I don't know how many relatives I asked (when I was young) about whether they believed Hell exists or not, but I remember long conversations with a grandmother about it, who was generally vague, but read the bible a lot. Perhaps this was part of me learning to think on my own, I don't know. One stop on this path was when engaging in discussions about Hell (or God for that matter) my sharing my own thoughts at the time:
1. if God is omnipotent (transcends time and space) and created both people and Hell, knowing in omnipotence that the people would 'sin', but does it anyway, doesn't that make him a sadist for having created us at all?
2. Isn't it better that I do the 'right' thing because I believe it is the right thing to do rather than because I am afraid to burn in Hell for eternity?
Mind you it has been a long time since those discussions were had, and LOO and much *much* seeking in the meantime has altered my philosophical perspective here in 3D. [It had always been before that I have an open mind, and know there must be something greater, but will not accept the dogma on faith]
The best lesson I ever learned in life and the one I remembered most which I actually heard in school (not knowing it's 'origin(s)' at the time) was The Golden Rule.
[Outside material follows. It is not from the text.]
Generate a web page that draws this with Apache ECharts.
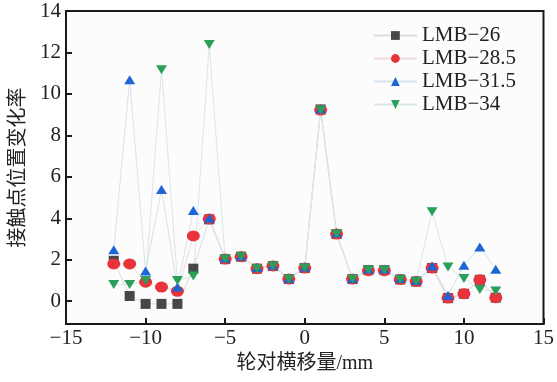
<!DOCTYPE html>
<html>
<head>
<meta charset="utf-8">
<script src="https://cdn.jsdelivr.net/npm/echarts@6/dist/echarts.min.js"></script>
<style>
  html, body { margin: 0; padding: 0; background: #fff; }
  #main { width: 557px; height: 382px; }
</style>
</head>
<body>
<div id="main"></div>
<script>
// 轮对横移量 (mm)
var xValues = [-12, -11, -10, -9, -8, -7, -6, -5, -4, -3, -2, -1, 0, 1, 2, 3, 4, 5, 6, 7, 8, 9, 10, 11, 12];
var lmb26 = [1.95, 0.25, -0.13, -0.13, -0.13, 1.57, 3.95, 2.03, 2.15, 1.57, 1.7, 1.07, 1.6, 9.25, 3.24, 1.07, 1.5, 1.5, 1.05, 0.95, 1.6, 0.15, 0.36, 1.03, 0.17];
var lmb285 = [1.8, 1.8, 0.92, 0.68, 0.48, 3.15, 3.97, 2.03, 2.15, 1.57, 1.7, 1.07, 1.6, 9.22, 3.24, 1.07, 1.47, 1.47, 1.05, 0.95, 1.6, 0.15, 0.36, 1.03, 0.17];
var lmb315 = [2.48, 10.68, 1.46, 5.39, 0.68, 4.37, 4.0, 2.08, 2.18, 1.62, 1.75, 1.1, 1.65, 9.28, 3.3, 1.1, 1.55, 1.55, 1.1, 1.0, 1.7, 0.28, 1.73, 2.62, 1.54];
var lmb34 = [0.8, 0.8, 1.0, 11.17, 1.0, 1.21, 12.38, 2.03, 2.15, 1.57, 1.7, 1.07, 1.6, 9.22, 3.24, 1.07, 1.5, 1.5, 1.05, 0.95, 4.32, 1.65, 1.09, 0.57, 0.49];
var yTicks = [0, 2, 4, 6, 8, 10, 12, 14];

var serif = 'Liberation Serif, Noto Sans CJK SC, serif';

function pairs(arr) {
    return arr.map(function (v, i) { return [xValues[i], v]; });
}

var myChart = echarts.init(document.getElementById('main'));

myChart.setOption({
    animation: false,
    textStyle: { fontFamily: serif },
    grid: {
        left: 66, right: 8, top: 11, bottom: 58,
        show: true,
        borderColor: '#1a1a1a',
        borderWidth: 2,
        backgroundColor: '#fcfcfc'
    },
    legend: {
        right: 36, top: 20,
        orient: 'vertical',
        itemGap: 2,
        itemWidth: 43,
        itemHeight: 11,
        textStyle: { fontSize: 21, color: '#222', fontFamily: serif },
        data: ['LMB\u221226', 'LMB\u221228.5', 'LMB\u221231.5', 'LMB\u221234']
    },
    xAxis: {
        type: 'value',
        min: -15, max: 15, interval: 5,
        name: '轮对横移量/mm',
        nameLocation: 'middle',
        nameGap: 30,
        nameTextStyle: { fontSize: 20, color: '#222', fontFamily: serif },
        axisLine: { onZero: false, lineStyle: { color: '#1a1a1a', width: 2 } },
        axisTick: { inside: true, length: 6, lineStyle: { color: '#1a1a1a', width: 2 } },
        axisLabel: {
            fontSize: 21, color: '#222', margin: 4,
            formatter: function (v) { return v < 0 ? '\u2212' + (-v) : String(v); }
        },
        splitLine: { show: false }
    },
    yAxis: {
        type: 'value',
        min: -1.1, max: 14,
        name: '接触点位置变化率',
        nameLocation: 'middle',
        nameGap: 33,
        nameTextStyle: { fontSize: 20, color: '#222', fontFamily: serif },
        axisLine: { onZero: false, lineStyle: { color: '#1a1a1a', width: 2 } },
        axisTick: { inside: true, length: 6, customValues: yTicks, lineStyle: { color: '#1a1a1a', width: 2 } },
        axisLabel: { fontSize: 21, color: '#222', margin: 5, customValues: yTicks },
        splitLine: { show: false }
    },
    series: [
        {
            name: 'LMB\u221226', type: 'line',
            symbol: 'rect', symbolSize: 10,
            itemStyle: { color: '#474747' },
            lineStyle: { color: '#d8dcde', width: 1 },
            data: pairs(lmb26)
        },
        {
            name: 'LMB\u221228.5', type: 'line',
            symbol: 'circle', symbolSize: [13, 11],
            itemStyle: { color: '#e8333b' },
            lineStyle: { color: '#f1d9db', width: 1 },
            data: pairs(lmb285)
        },
        {
            name: 'LMB\u221231.5', type: 'line',
            symbol: 'triangle', symbolSize: [11, 9],
            itemStyle: { color: '#1b66d6' },
            lineStyle: { color: '#d6e2ee', width: 1 },
            data: pairs(lmb315)
        },
        {
            name: 'LMB\u221234', type: 'line',
            symbol: 'triangle', symbolRotate: 180, symbolSize: [11, 9],
            itemStyle: { color: '#2b9e5a' },
            lineStyle: { color: '#d9e8e6', width: 1 },
            data: pairs(lmb34)
        }
    ]
});

window.addEventListener('resize', function () {
    myChart.resize();
});
</script>
</body>
</html>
This 'Do unto others as you would have done unto you' thought stuck with me, along with the Indian version of Do not judge another until you have walked a mile in their moccasins. [Lone Ranger? ... not sure where I heard it :-)]. I know I used it many times in dealing with and conteplating dealing with others and it has been a tool I used on my own it rang so true to me. I find in thinking about it now that it seems like the same thing Ra suggests in LOO in seeing the self when looking at others. I would suggest the Golden Rule not just as a great lesson, but as a tool to use yourself when teaching (and learning from) your children, remembering humility when you do not know the answer, rather than making something up. Teach them the way you would want to be taught. Tell them the truths you would tell yourself. Discipline them as you would wish yourself disciplined. I think attitude is everything ... and one of the things I remember positively on reflection about my relationship with my father was that he talked with me like a young adult growing up, not down to me. My teachers all saw this, but I think it bothered some because I considered myself equal to them [not disrespectful mind, just that my thoughts were as important as theirs in the absence of knowledge]. I think I have a Socratic philosophy (question authority) with regard to Authority, always have -- it's been one of my challenges in life [perhaps trying to balance love and wisdom].